Dataset entries:
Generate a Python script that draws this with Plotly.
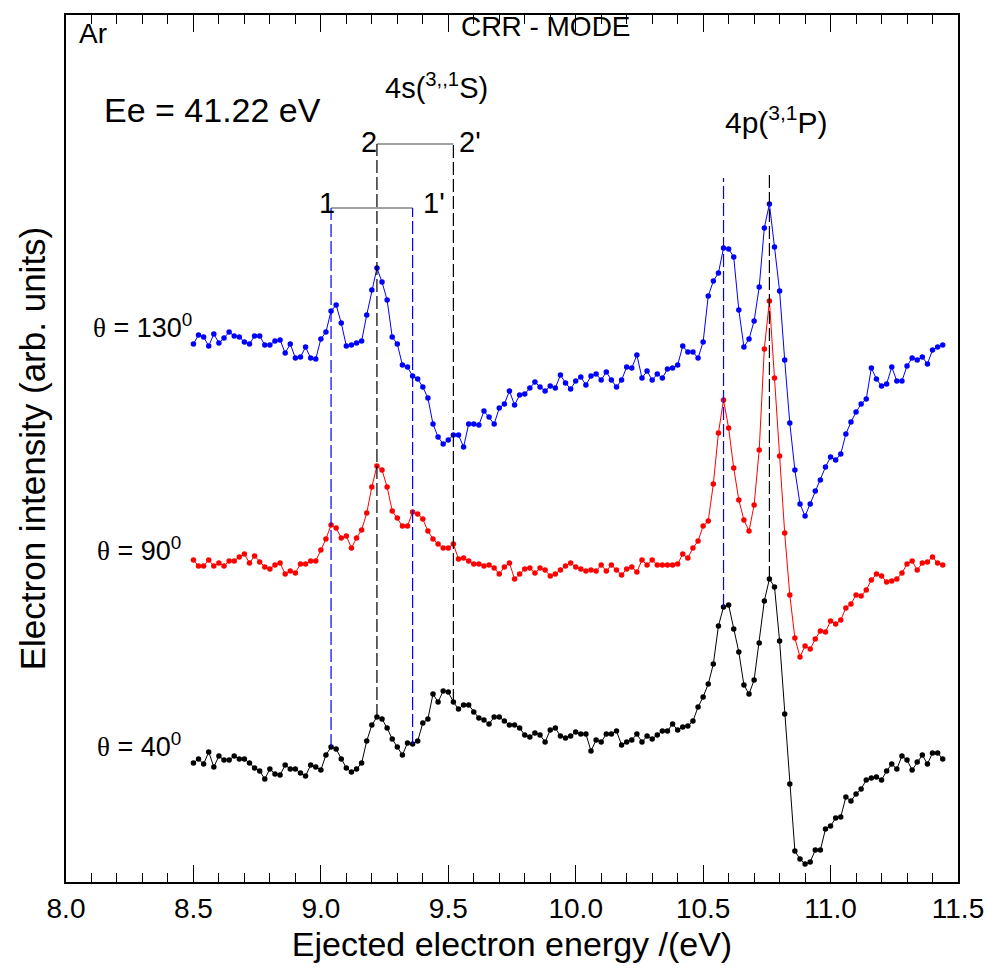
import plotly.graph_objects as go

# Ejected electron energy (eV)
energy = [
    8.50, 8.52, 8.54, 8.56, 8.58, 8.60, 8.62, 8.64, 8.66, 8.68,
    8.70, 8.72, 8.74, 8.76, 8.78, 8.80, 8.82, 8.84, 8.86, 8.88,
    8.90, 8.92, 8.94, 8.96, 8.98, 9.00, 9.02, 9.04, 9.06, 9.08,
    9.10, 9.12, 9.14, 9.16, 9.18, 9.20, 9.22, 9.24, 9.26, 9.28,
    9.30, 9.32, 9.34, 9.36, 9.38, 9.40, 9.42, 9.44, 9.46, 9.48,
    9.50, 9.52, 9.54, 9.56, 9.58, 9.60, 9.62, 9.64, 9.66, 9.68,
    9.70, 9.72, 9.74, 9.76, 9.78, 9.80, 9.82, 9.84, 9.86, 9.88,
    9.90, 9.92, 9.94, 9.96, 9.98, 10.00, 10.02, 10.04, 10.06, 10.08,
    10.10, 10.12, 10.14, 10.16, 10.18, 10.20, 10.22, 10.24, 10.26, 10.28,
    10.30, 10.32, 10.34, 10.36, 10.38, 10.40, 10.42, 10.44, 10.46, 10.48,
    10.50, 10.52, 10.54, 10.56, 10.58, 10.60, 10.62, 10.64, 10.66, 10.68,
    10.70, 10.72, 10.74, 10.76, 10.78, 10.80, 10.82, 10.84, 10.86, 10.88,
    10.90, 10.92, 10.94, 10.96, 10.98, 11.00, 11.02, 11.04, 11.06, 11.08,
    11.10, 11.12, 11.14, 11.16, 11.18, 11.20, 11.22, 11.24, 11.26, 11.28,
    11.30, 11.32, 11.34, 11.36, 11.38, 11.40, 11.42, 11.44,
]

# Electron intensity (arb. units), offset curves
theta_130 = [
    538, 547, 545, 536, 548, 539, 544, 550, 546, 545,
    540, 538, 546, 546, 537, 537, 541, 542, 529, 538,
    524, 525, 535, 524, 523, 543, 550, 571, 577, 559,
    536, 537, 539, 541, 567, 592, 614, 600, 582, 545,
    538, 517, 515, 506, 503, 495, 484, 458, 445, 438,
    442, 447, 447, 435, 458, 458, 457, 471, 465, 458,
    474, 478, 491, 477, 487, 488, 494, 500, 495, 491,
    496, 494, 507, 499, 493, 501, 505, 497, 506, 508,
    502, 510, 502, 495, 502, 515, 514, 527, 504, 511,
    502, 508, 504, 513, 514, 517, 536, 530, 530, 524,
    540, 586, 601, 609, 634, 633, 625, 572, 535, 543,
    561, 595, 654, 678, 635, 591, 522, 459, 412, 378,
    366, 378, 391, 402, 415, 425, 422, 428, 448, 460,
    470, 478, 483, 514, 503, 496, 498, 515, 501, 501,
    516, 524, 522, 525, 518, 532, 535, 537,
]

theta_90 = [
    322, 316, 316, 322, 316, 319, 316, 321, 321, 325,
    328, 319, 326, 320, 315, 313, 317, 319, 308, 311,
    309, 318, 318, 321, 321, 332, 343, 357, 354, 344,
    346, 334, 344, 352, 369, 395, 416, 412, 395, 371,
    364, 356, 356, 370, 368, 363, 351, 343, 338, 334,
    334, 338, 323, 324, 321, 318, 318, 316, 317, 314,
    308, 315, 319, 303, 308, 313, 314, 309, 314, 312,
    306, 308, 312, 316, 319, 315, 313, 311, 312, 311,
    317, 311, 317, 312, 307, 313, 315, 310, 322, 317,
    322, 317, 317, 317, 317, 318, 328, 324, 334, 341,
    356, 361, 398, 449, 482, 454, 414, 382, 362, 351,
    377, 432, 533, 581, 504, 426, 349, 287, 244, 225,
    236, 233, 243, 251, 250, 261, 258, 262, 274, 278,
    287, 286, 292, 302, 308, 306, 300, 301, 303, 309,
    318, 321, 312, 319, 320, 325, 319, 317,
]

theta_40 = [
    119, 123, 118, 130, 115, 126, 122, 122, 126, 123,
    123, 119, 114, 111, 103, 113, 108, 107, 117, 113,
    113, 109, 106, 117, 115, 112, 127, 135, 133, 123,
    114, 110, 113, 119, 141, 157, 165, 163, 154, 143,
    135, 127, 139, 138, 141, 159, 163, 188, 180, 191,
    190, 180, 173, 177, 177, 170, 164, 162, 158, 165,
    165, 161, 157, 157, 154, 147, 145, 149, 147, 140,
    152, 154, 146, 144, 146, 150, 148, 148, 131, 142,
    140, 148, 148, 151, 137, 140, 142, 148, 140, 146,
    143, 147, 151, 151, 158, 152, 155, 156, 161, 175,
    185, 198, 218, 256, 275, 277, 253, 230, 197, 188,
    202, 239, 281, 303, 295, 241, 168, 98, 31, 23,
    18, 20, 32, 32, 53, 56, 64, 65, 85, 81,
    88, 93, 102, 104, 105, 102, 111, 118, 113, 126,
    122, 112, 120, 127, 118, 129, 129, 123,
]

series = [
    ("\u03b8 = 130\u00b0", theta_130, "#0000ff"),
    ("\u03b8 = 90\u00b0", theta_90, "#ff0000"),
    ("\u03b8 = 40\u00b0", theta_40, "#000000"),
]

# Peak markers: (energy, colour, top of the dashed line)
peak_lines = [
    (9.04, "#0000ff", 674),
    (9.22, "#000000", 738),
    (9.36, "#0000ff", 674),
    (9.52, "#000000", 738),
    (10.58, "#0000ff", 704),
    (10.76, "#000000", 707),
]

tick_vals = [8.0, 8.5, 9.0, 9.5, 10.0, 10.5, 11.0, 11.5]
tick_text = ["8.0", "8.5", "9.0", "9.5", "10.0", "10.5", "11.0", "11.5"]

fig = go.Figure()
for name, vals, col in series:
    fig.add_trace(go.Scatter(
        x=energy, y=vals, mode="lines+markers", name=name,
        line=dict(color=col, width=1),
        marker=dict(color=col, size=5.5),
        showlegend=False,
    ))
# empty trace so the top (mirrored) tick axis is drawn
fig.add_trace(go.Scatter(x=[], y=[], xaxis="x2", yaxis="y", showlegend=False, hoverinfo="skip"))

shapes = []
for e, col, top in peak_lines:
    idx = min(range(len(energy)), key=lambda k: abs(energy[k] - e))
    shapes.append(dict(type="line", xref="x", yref="y", x0=e, x1=e,
                       y0=theta_40[idx], y1=top,
                       line=dict(color=col, width=1.2, dash="13px,4px"),
                       layer="above"))
# brackets
shapes.append(dict(type="line", xref="x", yref="y", x0=9.22, x1=9.52, y0=738, y1=738,
                   line=dict(color="#444444", width=1)))
shapes.append(dict(type="line", xref="x", yref="y", x0=9.04, x1=9.36, y0=674, y1=674,
                   line=dict(color="#444444", width=1)))

FONT = "Liberation Sans, Arial, sans-serif"
TH = "<span style='font-family:Liberation Serif, DejaVu Serif, serif'>\u03b8</span>"

def ann(x, y, text, size, xanchor="left"):
    return dict(x=x, y=y, xref="x", yref="y", text=text, showarrow=False,
                xanchor=xanchor, yanchor="middle",
                font=dict(family=FONT, size=size, color="#000"))

annotations = [
    ann(8.045, 849, "Ar", 28),
    ann(9.541, 856, "CRR - MODE", 28),
    ann(9.245, 796, "4s(<sup>3,,1</sup>S)", 29),
    ann(8.140, 772, "Ee = 41.22 eV", 34),
    ann(9.150, 740, "2", 29),
    ann(9.534, 740, "2'", 29),
    ann(8.985, 679, "1", 29),
    ann(9.394, 679, "1'", 29),
    ann(10.578, 762, "4p(<sup>3,1</sup>P)", 30),
    ann(8.100, 556, TH + " = 130<sup>0</sup>", 27),
    ann(8.112, 333, TH + " = 90<sup>0</sup>", 27),
    ann(8.112, 137, TH + " = 40<sup>0</sup>", 27),
]

fig.update_layout(
    width=987, height=972,
    margin=dict(l=66, r=29, t=15, b=90),
    paper_bgcolor="white", plot_bgcolor="white",
    font=dict(family=FONT, color="#000"),
    shapes=shapes, annotations=annotations,
    xaxis=dict(
        range=[8.0, 11.5], tickmode="array", automargin=False,
        tickvals=tick_vals, ticktext=tick_text,
        ticks="inside", ticklen=17, tickwidth=1, tickcolor="#000",
        minor=dict(dtick=0.1, ticks="inside", ticklen=9, tickwidth=1, tickcolor="#000"),
        showline=True, linecolor="#000", linewidth=2, mirror=True,
        showgrid=False, zeroline=False,
        tickfont=dict(size=28, family=FONT),
        title=dict(text="Ejected electron energy /(eV)", font=dict(size=34, family=FONT), standoff=10),
    ),
    xaxis2=dict(
        range=[8.0, 11.5], overlaying="x", side="top", anchor="y", automargin=False,
        tickmode="array", tickvals=tick_vals, showticklabels=False,
        ticks="inside", ticklen=17, tickwidth=1, tickcolor="#000",
        minor=dict(dtick=0.1, ticks="inside", ticklen=9, tickwidth=1, tickcolor="#000"),
        showline=False, showgrid=False, zeroline=False,
    ),
    yaxis=dict(
        range=[0, 867], showticklabels=False, ticks="", automargin=False,
        showline=True, linecolor="#000", linewidth=2, mirror=True,
        showgrid=False, zeroline=False,
        title=dict(text="Electron intensity (arb. units)", font=dict(size=35, family=FONT), standoff=8),
    ),
)

fig.write_html("out.html")
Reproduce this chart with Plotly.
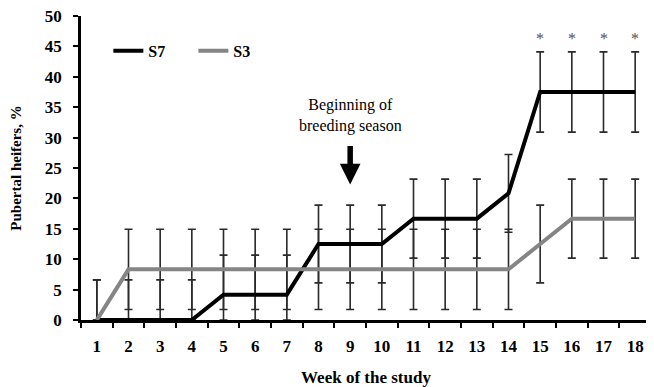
import plotly.graph_objects as go

weeks = [str(w) for w in range(1, 19)]
s7 = [0, 0, 0, 0, 4.17, 4.17, 4.17, 12.5, 12.5, 12.5, 16.67, 16.67, 16.67, 20.83, 37.5, 37.5, 37.5, 37.5]
s7_err = [6.6, 6.6, 6.6, 6.6, 6.5, 6.5, 6.5, 6.4, 6.4, 6.4, 6.5, 6.5, 6.5, 6.4, 6.6, 6.6, 6.6, 6.6]
s3 = [0] + [8.33] * 13 + [12.5, 16.67, 16.67, 16.67]
s3_err = [6.6] + [6.6] * 13 + [6.4, 6.5, 6.5, 6.5]
sig_weeks = ["15", "16", "17", "18"]
season_week = "9"
y_ticks = [0, 5, 10, 15, 20, 25, 30, 35, 40, 45, 50]

FONT = "Liberation Serif"
ERRC = "#2a2a2a"

fig = go.Figure()

def err_trace(vals, errs):
    minus = [min(e, v) for v, e in zip(vals, errs)]
    return go.Scatter(
        x=weeks, y=vals, mode="markers", marker=dict(size=1, opacity=0),
        error_y=dict(type="data", array=errs, arrayminus=minus, symmetric=False,
                     color=ERRC, thickness=1.6, width=4),
        showlegend=False, hoverinfo="skip")

fig.add_trace(err_trace(s3, s3_err))
fig.add_trace(err_trace(s7, s7_err))
fig.add_trace(go.Scatter(x=weeks, y=s7, mode="lines", name="<b>S7</b>",
                         line=dict(color="black", width=4)))
fig.add_trace(go.Scatter(x=weeks, y=s3, mode="lines", name="<b>S3</b>",
                         line=dict(color="#858585", width=4)))

for w in sig_weeks:
    fig.add_annotation(x=weeks.index(w), y=46.3, text="*", showarrow=False,
                       font=dict(family=FONT, size=16, color="#505050"))

xi = weeks.index(season_week)
fig.add_annotation(x=xi, y=33.6, text="Beginning of<br>breeding season", showarrow=False,
                   font=dict(family=FONT, size=16, color="black"))
fig.add_annotation(x=xi, y=22.3, ax=0, ay=-40, text="", showarrow=True,
                   arrowhead=2, arrowsize=0.75, arrowwidth=5.5, arrowcolor="black")

fig.update_layout(
    width=646, height=379,
    margin=dict(l=73, r=3, t=8, b=67),
    paper_bgcolor="white", plot_bgcolor="white",
    font=dict(family=FONT, size=16, color="black"),
    showlegend=True,
    legend=dict(orientation="h", x=0.048, y=0.885, xanchor="left", yanchor="middle",
                font=dict(family=FONT, size=16), bgcolor="rgba(0,0,0,0)",
                entrywidth=40, tracegroupgap=0),
)
fig.update_xaxes(
    type="category", range=[-0.5, 17.5], autorange=False, automargin=False,
    showline=True, linecolor="black", linewidth=2.5,
    ticks="outside", tickson="boundaries", ticklen=5, tickwidth=2, tickcolor="black",
    showgrid=False, zeroline=False, tickfont=dict(family=FONT, size=17, weight="bold"),
    title=dict(text="<b>Week of the study</b>", font=dict(family=FONT, size=17), standoff=16),
    ticklabelstandoff=9, ticklabeloverflow="allow",
)
fig.update_yaxes(
    range=[0, 50], autorange=False, automargin=False, tickvals=y_ticks,
    showline=True, linecolor="black", linewidth=2.5,
    ticks="outside", ticklen=5, tickwidth=2, tickcolor="black",
    showgrid=False, zeroline=False, tickfont=dict(family=FONT, size=17, weight="bold"),
    title=dict(text="<b>Pubertal heifers, %</b>", font=dict(family=FONT, size=15), standoff=20),
    ticklabelstandoff=8, ticklabeloverflow="allow",
)

fig.write_html("out.html")
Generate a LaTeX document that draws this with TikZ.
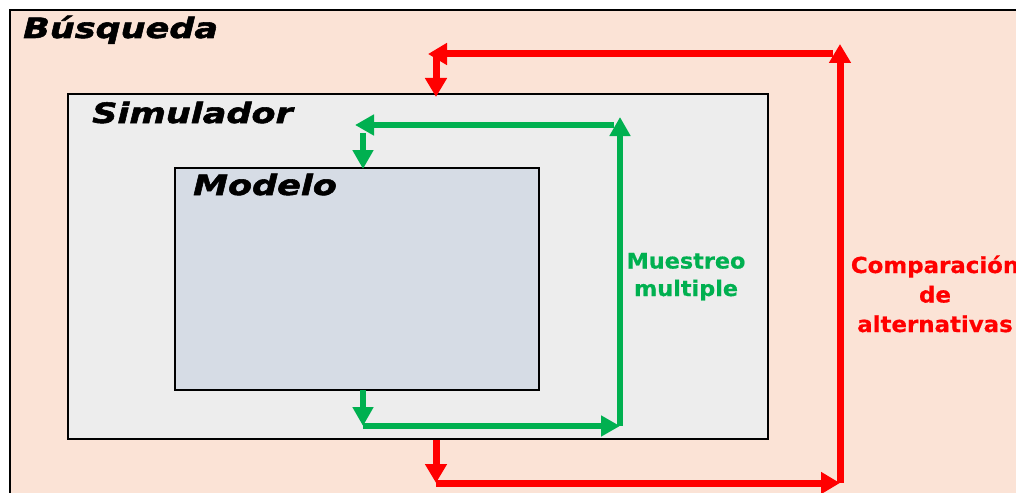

Work to be completed:
Locate each line with the word "that" and copy it.

Answer to the task:
Generate a Python script that draws this with Plotly.
Generate a LaTeX document that draws this with TikZ.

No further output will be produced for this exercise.